IV Que s’est-il passé depuis ?
Depuis le vote attribuant l’abbaye à François Schneider, la Région, qui avait délaissé ces bâtiments au cours des vingt dernières années, a lancé un ambitieux programme de restauration des toitures.
Il semblerait que plus d’1 Million € aient été déjà engagés.
V Quelle est la situation actuelle ?
A notre connaissance, la promesse de vente n’a pas encore été signée, et c’est à bon droit que les travaux se poursuivent, la Région demeurant propriétaire.
Toutefois, c’est une façon détournée de faire un « cadeau » à M Schneider, puisque la moitié du prix de vente sera absorbée par les travaux déjà réalisés.
Par ailleurs, il semblerait qu’aucun groupe hôtelier « sérieux » ne soit disposé à investir 6 à 7 Millions € pour agencer un hôtel restaurant de luxe dans le petit village de Pontigny.
Rappelons, enfin que la précédente opération immobilière pilotée par François Schneider (hôtel / restaurant / golf de Roncemay, au nord de l’Yonne) s’est soldée par un cuisant échec.
Le domaine est à l’abandon, envahi par les ronces …
VI Quelle est la position de l’archevêque de Sens-Auxerre, Mgr Hervé Giraud, prélat de la Mission de France ?
Notons d’abord que les membres du Groupe de Soutien à la FSSP pour le rachat de l’Abbaye de Pontigny, élus locaux en exercice et anciens élus, sont convaincus que le projet Schneider est voué à l’échec, et que fin 2021, la nouvelle majorité du Conseil Régional sera conduite à réexaminer le dossier.

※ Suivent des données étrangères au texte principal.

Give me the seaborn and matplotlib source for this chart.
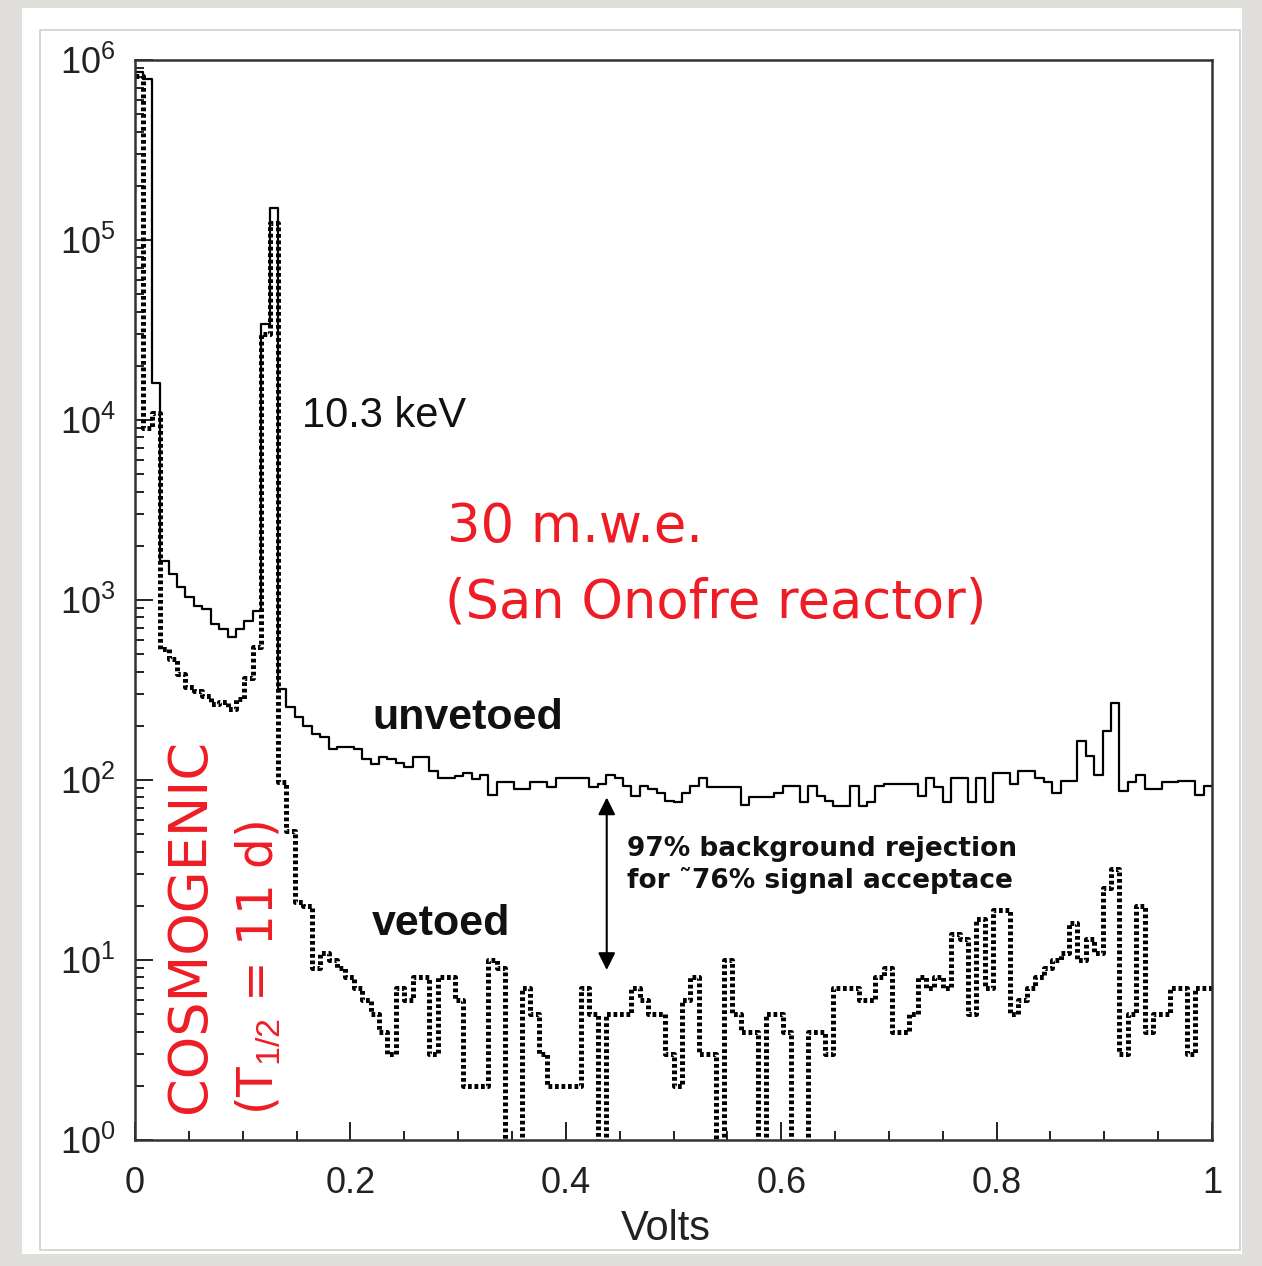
import numpy as np
import pandas as pd
import matplotlib
matplotlib.use("Agg")
import matplotlib.pyplot as plt
import seaborn as sns
from matplotlib.patches import Rectangle
from matplotlib.ticker import FixedLocator, MultipleLocator, LogFormatterMathtext, NullFormatter, FuncFormatter

# ---- histogram data: 128 bins of pulse amplitude from 0 to 1 V ----
n_bins = 128
volt_range = (0.0, 1.0)
bin_edges = np.linspace(volt_range[0], volt_range[1], n_bins + 1)

unvetoed_counts = [
    860000, 780000, 16000, 1650, 1390, 1180, 1040, 925,
    890, 735, 690, 620, 690, 760, 870, 34000,
    150000, 320, 254, 223, 199, 179, 173, 148,
    152, 152, 148, 130, 122, 135, 130, 125,
    118, 134, 135, 112, 103, 103, 105, 110,
    101, 106, 83, 97, 97, 89, 89, 98,
    98, 92, 103, 103, 103, 103, 92, 95,
    107, 103, 93, 81, 93, 89, 85, 76,
    75, 85, 93, 103, 91, 91, 91, 91,
    73, 80, 80, 80, 85, 93, 93, 75,
    93, 81, 76, 72, 72, 93, 72, 75,
    93, 95, 95, 95, 95, 81, 103, 91,
    75, 103, 103, 75, 103, 75, 110, 110,
    95, 112, 112, 103, 97, 85, 99, 99,
    165, 136, 107, 187, 269, 87, 97, 107,
    89, 89, 97, 97, 99, 99, 83, 93,
]

vetoed_counts = [
    820000, 9000, 11000, 533, 469, 387, 328, 311,
    292, 264, 270, 247, 281, 370, 548, 30000,
    124000, 97, 52, 21, 20, 9, 11, 10,
    9, 8, 7, 6, 5, 4, 3, 7,
    6, 8, 8, 3, 8, 8, 6, 2,
    2, 2, 10, 9, 0, 0, 7, 5,
    3, 2, 2, 2, 2, 7, 5, 0,
    5, 5, 5, 7, 6, 5, 5, 3,
    2, 6, 8, 3, 3, 0, 10, 5,
    4, 4, 0, 5, 5, 4, 0, 0,
    4, 4, 3, 7, 7, 7, 6, 6,
    8, 9, 4, 4, 5, 8, 7, 8,
    7, 14, 13, 5, 17, 7, 19, 19,
    5, 6, 7, 8, 9, 10, 11, 16,
    10, 13, 11, 25, 32, 3, 5, 20,
    4, 5, 5, 7, 7, 3, 7, 7,
]

assert len(unvetoed_counts) == n_bins and len(vetoed_counts) == n_bins

x_tick_values = [0, 0.2, 0.4, 0.6, 0.8, 1.0]
x_tick_labels = ["0", "0.2", "0.4", "0.6", "0.8", "1"]
y_decades = [1, 10, 100, 1000, 10000, 100000, 1000000]

centers = 0.5 * (bin_edges[:-1] + bin_edges[1:])
spectra = pd.DataFrame({
    "volts": np.concatenate([centers, centers]),
    "counts": np.concatenate([unvetoed_counts, vetoed_counts]).astype(float),
    "sample": ["unvetoed"] * n_bins + ["vetoed"] * n_bins,
})

W, H = 1262, 1266
sns.set_style("ticks")
plt.rcParams["font.family"] = ["Liberation Sans", "DejaVu Sans"]
plt.rcParams["mathtext.fontset"] = "custom"
plt.rcParams["mathtext.rm"] = "Liberation Sans"
plt.rcParams["mathtext.it"] = "Liberation Sans:italic"

fig = plt.figure(figsize=(W / 100, H / 100), dpi=100)
fig.patch.set_facecolor("#e1dfdb")


def fx(px):
    return px / W


def fy(py):
    return 1 - py / H


# white card behind the plot
fig.patches.append(Rectangle((fx(22), fy(1254)), fx(1242) - fx(22), fy(8) - fy(1254),
                             transform=fig.transFigure, facecolor="white",
                             edgecolor="none", zorder=-5))
fig.patches.append(Rectangle((fx(40), fy(1250)), fx(1240) - fx(40), fy(30) - fy(1250),
                             transform=fig.transFigure, facecolor="none",
                             edgecolor="#cfcfcf", linewidth=1.2, zorder=-4))

ax = fig.add_axes([fx(135), fy(1140), fx(1212) - fx(135), fy(60) - fy(1140)])
ax.set_facecolor("white")
ax.set_zorder(1)

sns.histplot(data=spectra[spectra["sample"] == "unvetoed"], x="volts", weights="counts",
             bins=n_bins, binrange=volt_range, element="step", fill=False, color="black",
             linewidth=1.6, ax=ax)
sns.histplot(data=spectra[spectra["sample"] == "vetoed"], x="volts", weights="counts",
             bins=n_bins, binrange=volt_range, element="step", fill=False, color="black",
             linewidth=3.6, linestyle=(0, (0.75, 0.55)), ax=ax)

ax.set_yscale("log", nonpositive="clip")
ax.set_xlim(0, 1)
ax.set_ylim(1, 1e6)


def x_label_for(v, pos):
    for tv, tl in zip(x_tick_values, x_tick_labels):
        if abs(v - tv) < 1e-6:
            return tl
    return ""


ax.xaxis.set_major_locator(FixedLocator(x_tick_values))
ax.xaxis.set_major_formatter(FuncFormatter(x_label_for))
ax.xaxis.set_minor_locator(MultipleLocator(0.05))
ax.yaxis.set_major_locator(FixedLocator(y_decades))
ax.yaxis.set_major_formatter(LogFormatterMathtext())
ax.yaxis.set_minor_locator(FixedLocator([m * d for d in y_decades[:-1] for m in range(2, 10)]))
ax.yaxis.set_minor_formatter(NullFormatter())

ax.tick_params(which="both", direction="in", top=False, right=False,
               width=1.4, color="#222222", labelsize=26, labelcolor="#222222")
ax.tick_params(which="major", length=13)
ax.tick_params(which="minor", length=6.5)
ax.tick_params(axis="x", pad=19)
ax.tick_params(axis="y", pad=14)
for s in ax.spines.values():
    s.set_linewidth(1.8)
    s.set_color("#333333")

ax.set_ylabel("")
ax.set_xlabel("Volts", fontsize=30, color="#222222")
ax.xaxis.set_label_coords(0.493, -0.064)

# annotations
fig.text(fx(302), fy(416), "10.3 keV", fontsize=30, color="#111111", ha="left", va="center", zorder=3)
red = "#ee1c25"
fig.text(fx(447), fy(527), "30 m.w.e.", fontsize=38, color=red, ha="left", va="center",
         family="DejaVu Sans", zorder=3)
fig.text(fx(445), fy(602), "(San Onofre reactor)", fontsize=38, color=red, ha="left",
         va="center", family="DejaVu Sans", zorder=3)
fig.text(fx(372), fy(718), "unvetoed", fontsize=31, weight="bold", color="#111111",
         ha="left", va="center", zorder=3)
fig.text(fx(372), fy(924), "vetoed", fontsize=31, weight="bold", color="#111111",
         ha="left", va="center", zorder=3)
fig.text(fx(627), fy(849), "97% background rejection", fontsize=19, weight="bold",
         color="#111111", ha="left", va="center", family="DejaVu Sans", zorder=3)
fig.text(fx(627), fy(881), "for \u02dc76% signal acceptace", fontsize=19, weight="bold",
         color="#111111", ha="left", va="center", family="DejaVu Sans", zorder=3)
fig.text(fx(190), fy(926), "COSMOGENIC", fontsize=39, color=red, rotation=90,
         ha="center", va="center", family="DejaVu Sans", zorder=3)
fig.text(fx(258), fy(968), r"(T$_{1/2}$ = 11 d)", fontsize=35, color=red, rotation=90,
         ha="center", va="center", family="DejaVu Sans", zorder=3)

ax.annotate("", xy=(0.438, 80), xytext=(0.438, 8.8),
            arrowprops=dict(arrowstyle="<|-|>", color="black", lw=1.5,
                            mutation_scale=26, shrinkA=0, shrinkB=0))

fig.savefig("out.png", dpi=100, facecolor=fig.get_facecolor())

La proposition de la FSSP sera, alors, probablement réétudiée.
Toutefois, sauf évolution de sa position, nous nous heurterons, à nouveau, au refus de l’archevêque d’accorder un « commodat » permettant de faire coexister le rite dit « ordinaire » (Mission de France) et le rite dit « extraordinaire » (Fraternité Saint Pierre).
VII Existe-t-il des recours ?
Le cardinal Robert Sarah, à l’époque préfet de la Congrégation pour le culte divin, Monseigneur Eric de Moulins Beaufort, Président de la Conférence des Evêques de France, et Monseigneur Migliore, Nonce Apostolique à Paris, ont été sensibilisés au sujet début 2021.
Ils ont tous les trois répondus que l’archevêque est souverain en son diocèse.